しかし、せっかくの他人に進言を受け入れても、誤った進言を受け入れては、それは大変まずい結果となってしまいます。
私の20数年の実体験からは、衰退または倒産した企業の社長の共通点として、「相談相手を間違えている社長」と「誤った進言を受け入れている社長」が非常に多いのです。
倒産した企業の社長は、実にその100%が、誤った進言を受け入れて倒産したのです。
全ては紹介できませんが、次のような事例があります。
税理士以外の人に相談し、税金を余分に支払った社長
これは改正税法(土地を売った場合の税金が従来の半分になる改正)の施行日のなんと1日前に土地を売ったために、何千万円も損をした事例です。

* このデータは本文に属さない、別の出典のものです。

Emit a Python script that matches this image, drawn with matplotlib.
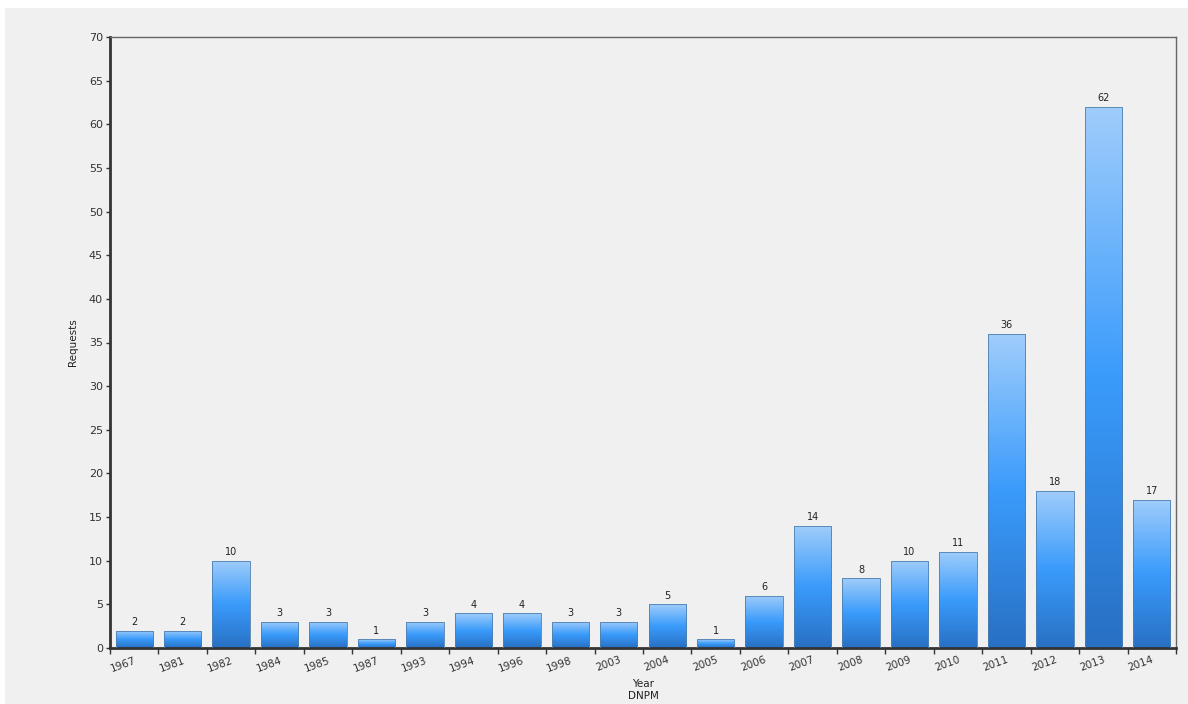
import numpy as np
import matplotlib.pyplot as plt
from matplotlib.colors import LinearSegmentedColormap
from matplotlib.patches import Rectangle

years = ["1967", "1981", "1982", "1984", "1985", "1987", "1993", "1994", "1996", "1998", "2003",
         "2004", "2005", "2006", "2007", "2008", "2009", "2010", "2011", "2012", "2013", "2014"]
requests = [2, 2, 10, 3, 3, 1, 3, 4, 4, 3, 3, 5, 1, 6, 14, 8, 10, 11, 36, 18, 62, 17]

bg = "#f0f0f0"
fig = plt.figure(figsize=(11.88, 7.04), dpi=100, facecolor=bg)
# white strips at top and left like the original screenshot
fig.add_artist(Rectangle((0, 1 - 8 / 704), 1, 8 / 704, transform=fig.transFigure,
                         facecolor="white", edgecolor="none"))
fig.add_artist(Rectangle((0, 0), 5 / 1188, 1, transform=fig.transFigure,
                         facecolor="white", edgecolor="none"))
ax = fig.add_axes([110 / 1188, 1 - 648 / 704, (1176 - 110) / 1188, (648 - 37) / 704])
ax.set_facecolor(bg)

grad = LinearSegmentedColormap.from_list(
    "bar", [(0.0, "#2870c4"), (0.5, "#3a9bfb"), (1.0, "#a0cdfb")])
gimg = np.linspace(0, 1, 256).reshape(-1, 1)

x = np.arange(len(years))
bars = ax.bar(x, requests, width=0.77, color="none", edgecolor="#4f7fae", linewidth=0.6, zorder=3)
for b in bars:
    x0, y0 = b.get_x(), b.get_y()
    w, h = b.get_width(), b.get_height()
    im = ax.imshow(gimg, cmap=grad, aspect="auto", origin="lower",
                   extent=[x0, x0 + w, y0, y0 + h], zorder=2, interpolation="bicubic")
    im.set_clip_path(b)

for xi, v in zip(x, requests):
    ax.text(xi, v + 0.4, str(v), ha="center", va="bottom", fontsize=7, color="#222222")

ax.set_xlim(-0.5, len(years) - 0.5)
ax.set_ylim(0, 70)
ax.set_yticks(np.arange(0, 71, 5))
ax.set_xticks(x)
ax.set_xticklabels(years, rotation=20, ha="right", rotation_mode="anchor",
                   fontsize=7.5, color="#333333")
ax.set_xticks(np.arange(-0.5, len(years), 1), minor=True)
ax.tick_params(axis="x", which="major", length=0, pad=5)
ax.tick_params(axis="x", which="minor", length=4, width=1, color="#333333")
ax.tick_params(axis="y", length=3, width=1, color="#333333", labelsize=8, labelcolor="#333333", pad=2)

for s in ["left", "bottom"]:
    ax.spines[s].set_linewidth(2)
    ax.spines[s].set_color("#333333")
for s in ["top", "right"]:
    ax.spines[s].set_linewidth(1)
    ax.spines[s].set_color("#666666")

ax.set_ylabel("Requests", fontsize=7.5, color="#222222", labelpad=8)
ax.set_xlabel("Year\nDNPM", fontsize=7.5, color="#222222", labelpad=4, linespacing=1.2)

fig.savefig("out.png", dpi=100, facecolor=bg)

相談を受けた方は税金について非常に詳しい方だったのですが、残念なことに改正税法の施行日を知らなかったのです。
もしも1日後に売っていれば、何千万円も税金が少なくなっていたのです。
社長が同業者の進言を受け入れ倒産した企業
この社長は、過去に成功した同業他社の社長に何事も相談していましたが、次の2点について大変大きな過ちを犯しています。
一つは、同業者は商圏が競合するため、自社の成功要因を話すわけがないし、また親身になって考えてくれるはずがないのです。
なぜならば狭い市場で競合している同業他社を発展させれば、自社は当然に衰退するからです。
二つ目は、環境の変化(時代背景)を考えていないことです。
この同業他社は今では一応成功している企業です。
しかし、同業他社が成功したのは、もののない時代であって、品物さえ揃えれば売れた時代なのです。
現在は飽食の時代であり、物があり余っています。
環境(時代背景)が全く異なっているのです。
この同業他社が成功した経営戦略(環境適応戦略)」では、現在での成功はないのです。
相談相手を間違え、衰退・倒産した事例
@ 仕入先に相談して、仕入代金の支払条件が厳しくなった
A 得意先に相談したら、得意先が不安がってあまり買ってくれなくなった
B 銀行に相談したら、融資を受けられなくなった
これらは全て、相談相手を間違っています。
日本のほとんどの銀行が経営相談を実施していますが、何のためにしているのか、私には全く理解できません。
例えば「わが社は社員が働かなくて困っている」とか、「売り上げがどんどん落ちてきて、このままではもう駄目だ」とか、企業が本当に困っていることを銀行に相談できるわけがありません。
もしも、銀行に本当のことを話したら、即刻融資を受けられなくなるからです。
以上のように、相談相手を間違えたため、または誤った進言を受け入れたために倒産した企業が非常に多いのが現実です。
人間には失敗がつき物です。
しかし、企業経営には、絶対にしてはいけない失敗があります。
そのためにも、あなたの身になって考えてくれる「よき相談相手」をつくってください。